Con l’affermazione del nuovo mercato dell’attenzione digitale, in cui un numero sempre crescente di soggetti concorrono fornendo grandi quantità di informazioni, le aziende stanno percependo la necessità di giocare un ruolo diverso in questo ecosistema della comunicazione.
Su quale sia lo spazio che i brand possono occupare in questa dimensione – già abbondantemente sovraffollata da media principali (e sempre più in crisi) – si è discusso sabato mattina presso la Sala del Dottorato, durante la panel discussion moderata da Daniele Chieti, che ha dato la possibilità a Carlo Fornaro, Diomira Cennamo, Marco Alfieri, Antonio Pavolini e Pier Donato Vercellone, di esporre ai presenti la tematica del brand journalism.

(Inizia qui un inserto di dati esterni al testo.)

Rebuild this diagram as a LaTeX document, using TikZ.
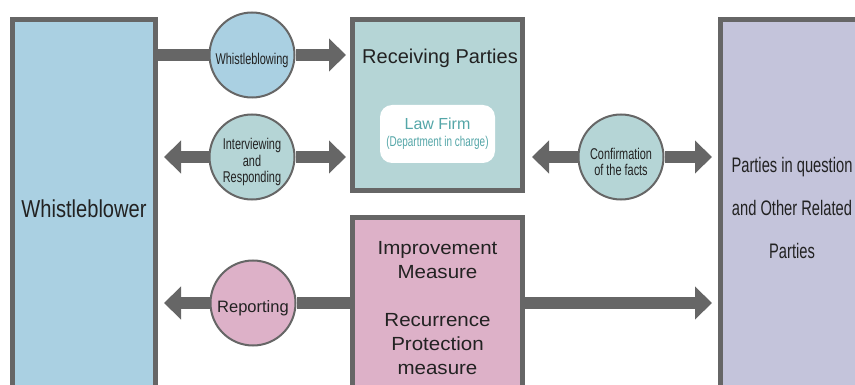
\documentclass[tikz,border=0pt]{standalone}
\usepackage{fontspec}
\setmainfont{Liberation Sans}
\newfontfamily\narrowfont[FakeStretch=0.7]{Liberation Sans}
\newfontfamily\wbfont[FakeStretch=0.82]{Liberation Sans}
\newfontfamily\widefont[FakeStretch=1.08]{Liberation Sans}
\usetikzlibrary{arrows.meta}
\definecolor{frame}{RGB}{102,102,102}
\definecolor{ink}{RGB}{34,34,34}
\definecolor{blueF}{RGB}{170,208,226}
\definecolor{tealF}{RGB}{181,213,214}
\definecolor{lilacF}{RGB}{196,196,219}
\definecolor{pinkF}{RGB}{221,177,200}
\definecolor{firmtext}{RGB}{84,166,168}
\tikzstyle{party} = [draw=frame, line width=5pt, inner sep=0pt, text=ink, align=center]
\tikzstyle{bubble} = [draw=frame, circle, line width=2pt, minimum size=85pt, inner sep=0pt]
\tikzstyle{tag} = [yshift=-5pt, inner sep=0pt, text=ink, align=center, font=\narrowfont\fontsize{15.6}{16.5}\selectfont]
\tikzstyle{firm} = [fill=white, rounded corners=12pt, minimum width=115pt, minimum height=58pt, text=firmtext, align=center]
\tikzstyle{shaft} = [draw=frame, line width=12pt]
\tikzstyle{arrow} = [shaft, -{Triangle[length=17pt, width=32pt]}]

\begin{document}
\begin{tikzpicture}[x=1pt, y=-1pt]
	\useasboundingbox (0,0) rectangle (855,385);
	\clip (0,0) rectangle (855,385);

	% the four parties
	\node[party, fill=blueF, minimum width=143pt, minimum height=379pt, font=\wbfont\fontsize{24.5}{27}\selectfont](wb) at (84,209){Whistleblower};
	\node[party, fill=tealF, minimum width=170pt, minimum height=171pt](recv) at (437.5,105){};
	\node[text=ink, font=\fontsize{20}{24}\selectfont](recvtitle) at (440,58){Receiving Parties};
	\node[firm](lawfirm) at (437.5,134){{\fontsize{16}{19}\selectfont Law Firm}\\[5pt]{\narrowfont\fontsize{14.2}{15}\selectfont (Department in charge)}};
	\node[party, fill=pinkF, minimum width=170pt, minimum height=181pt, font=\widefont\fontsize{19}{24}\selectfont](imp) at (437.5,308){Improvement\\Measure\\[24pt]Recurrence\\Protection\\measure};
	\node[party, fill=lilacF, minimum width=143pt, minimum height=377pt, font=\narrowfont\fontsize{21}{43}\selectfont](rel) at (792,208){Parties in question\\and Other Related\\Parties};

	% actions between them
	\node[bubble, fill=blueF, label={[tag]center:Whistleblowing}](blowing) at (252,55){};
	\node[bubble, fill=tealF, label={[tag]center:Interviewing\\and\\Responding}](interview) at (252,157){};
	\node[bubble, fill=tealF, label={[tag]center:Confirmation\\of the facts}](confirm) at (621,157){};
	\node[bubble, fill=pinkF, label={[tag, font=\fontsize{16.5}{19}\selectfont]center:Reporting}](report) at (253,303){};

	\draw[shaft](wb.east |- blowing) -- (blowing.west);
	\draw[arrow, shorten >=4pt](blowing.east) -- (recv.west |- blowing);
	\draw[arrow, shorten >=6pt](interview.west) -- (wb.east |- interview);
	\draw[arrow, shorten >=4pt](interview.east) -- (recv.west |- interview);
	\draw[arrow, shorten >=7pt](confirm.west) -- (recv.east |- confirm);
	\draw[arrow, shorten >=6pt](confirm.east) -- (rel.west |- confirm);
	\draw[shaft](imp.west |- report) -- (report.east);
	\draw[arrow, shorten >=6pt](report.west) -- (wb.east |- report);
	\draw[arrow, shorten >=6pt](imp.east |- report) -- (rel.west |- report);
\end{tikzpicture}
\end{document}
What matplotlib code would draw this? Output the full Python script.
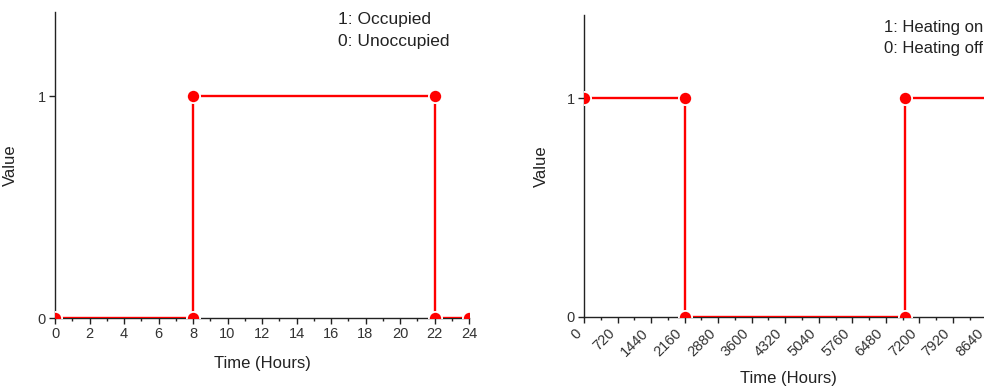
import matplotlib
matplotlib.use("Agg")
import matplotlib.pyplot as plt
import numpy as np
from matplotlib.ticker import MultipleLocator

plt.rcParams['font.family'] = ['Liberation Sans', 'DejaVu Sans']

# Data
occ_hours = [0, 8, 8, 22, 22, 24]
occ_values = [0, 0, 1, 1, 0, 0]
occ_labels = ["1: Occupied", "0: Unoccupied"]

heat_hours = [0, 2160, 2160, 6900, 6900, 8760]
heat_values = [1, 1, 0, 0, 1, 1]
heat_labels = ["1: Heating on", "0: Heating off"]

W, H = 984, 389
fig = plt.figure(figsize=(W / 100, H / 100), dpi=100)

def px_axes(x0, x1, ytop, ybot):
    return fig.add_axes([x0 / W, (H - ybot) / H, (x1 - x0) / W, (ybot - ytop) / H])

ax1 = px_axes(55, 469, 12, 318)
ax2 = px_axes(584, 992, 15, 317)

red = '#ff0000'
axcol = '#222222'
tickcol = '#333333'

for ax, xs, ys in [(ax1, occ_hours, occ_values), (ax2, heat_hours, heat_values)]:
    ax.plot(xs, ys, color=red, lw=1.7, marker='o', ms=9.5,
            markerfacecolor=red, markeredgecolor='white', markeredgewidth=1.3,
            clip_on=True, zorder=3)
    ax.set_ylim(0, 1.38)
    ax.set_yticks([0, 1])
    for s in ['top', 'right']:
        ax.spines[s].set_visible(False)
    for s in ['left', 'bottom']:
        ax.spines[s].set_color(axcol)
        ax.spines[s].set_linewidth(1.0)
    ax.tick_params(axis='both', which='major', direction='out', length=4.5, width=1.0,
                   color=axcol, labelcolor=tickcol, labelsize=10.5, pad=2)
    ax.tick_params(axis='x', which='minor', direction='out', length=2.5, width=1.0, color=axcol)
    ax.set_ylabel('Value', fontsize=12, color=axcol)
    ax.set_xlabel('Time (Hours)', fontsize=12, color=axcol)

# Left chart
ax1.set_xlim(0, 24)
ax1.set_xticks(np.arange(0, 25, 2))
ax1.xaxis.set_minor_locator(MultipleLocator(1))
ax1.yaxis.set_label_coords(-0.09, 0.5)
ax1.xaxis.set_label_coords(0.5, -0.125)
ax1.text(0.684, 0.975, occ_labels[0], transform=ax1.transAxes, fontsize=12.5,
         color=axcol, ha='left', va='center')
ax1.text(0.684, 0.903, occ_labels[1], transform=ax1.transAxes, fontsize=12.5,
         color=axcol, ha='left', va='center')

# Right chart
ax2.set_xlim(0, 8760)
ax2.set_xticks(np.arange(0, 8761, 720))
ax2.xaxis.set_minor_locator(MultipleLocator(360))
for lbl in ax2.get_xticklabels():
    lbl.set_rotation(45)
    lbl.set_ha('right')
    lbl.set_va('top')
ax2.tick_params(axis='x', which='major', labelsize=10.5)
ax2.yaxis.set_label_coords(-0.085, 0.5)
ax2.xaxis.set_label_coords(0.5, -0.18)
ax2.text(0.735, 0.96, heat_labels[0], transform=ax2.transAxes, fontsize=12,
         color=axcol, ha='left', va='center')
ax2.text(0.735, 0.89, heat_labels[1], transform=ax2.transAxes, fontsize=12,
         color=axcol, ha='left', va='center')

fig.savefig('out.png', dpi=100)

Le aziende, di fatto, al giorno d’oggi stanno mutando, evolvendo e cambiando in media companies, essendo ormai impossibile per loro sopravvivere puntando esclusivamente sui propri prodotti; le modalità pubblicitarie monodirezionali non possono più pretendere di essere efficaci nel mondo di internet e dei social network, e così i brand sono quasi costretti a puntare su una tipologia di contenuto che renda più diretto e coinvolgente il rapporto con i fruitori.
È necessario tuttavia tenere distinta la comunicazione d’impresa con quello che tradizionalmente è inteso come giornalismo: il rinnovamento delle pratiche di branding non rende i propri esperti dei giornalisti – anche se questi possono provenire da quella realtà e affermarsi come brand reporter di successo – ma utilizza semplicemente la stessa “cassetta degli attrezzi” pur mantenendo un obiettivo completamente differente.
Non bisogna, quindi, attribuire alle aziende la momentanea crisi che molte testate stanno attraversando perché, come hanno precisato gli esperti, l’era del digitale permette a tutti di potersi ritagliare il proprio spazio, basta solo sapersi adattare.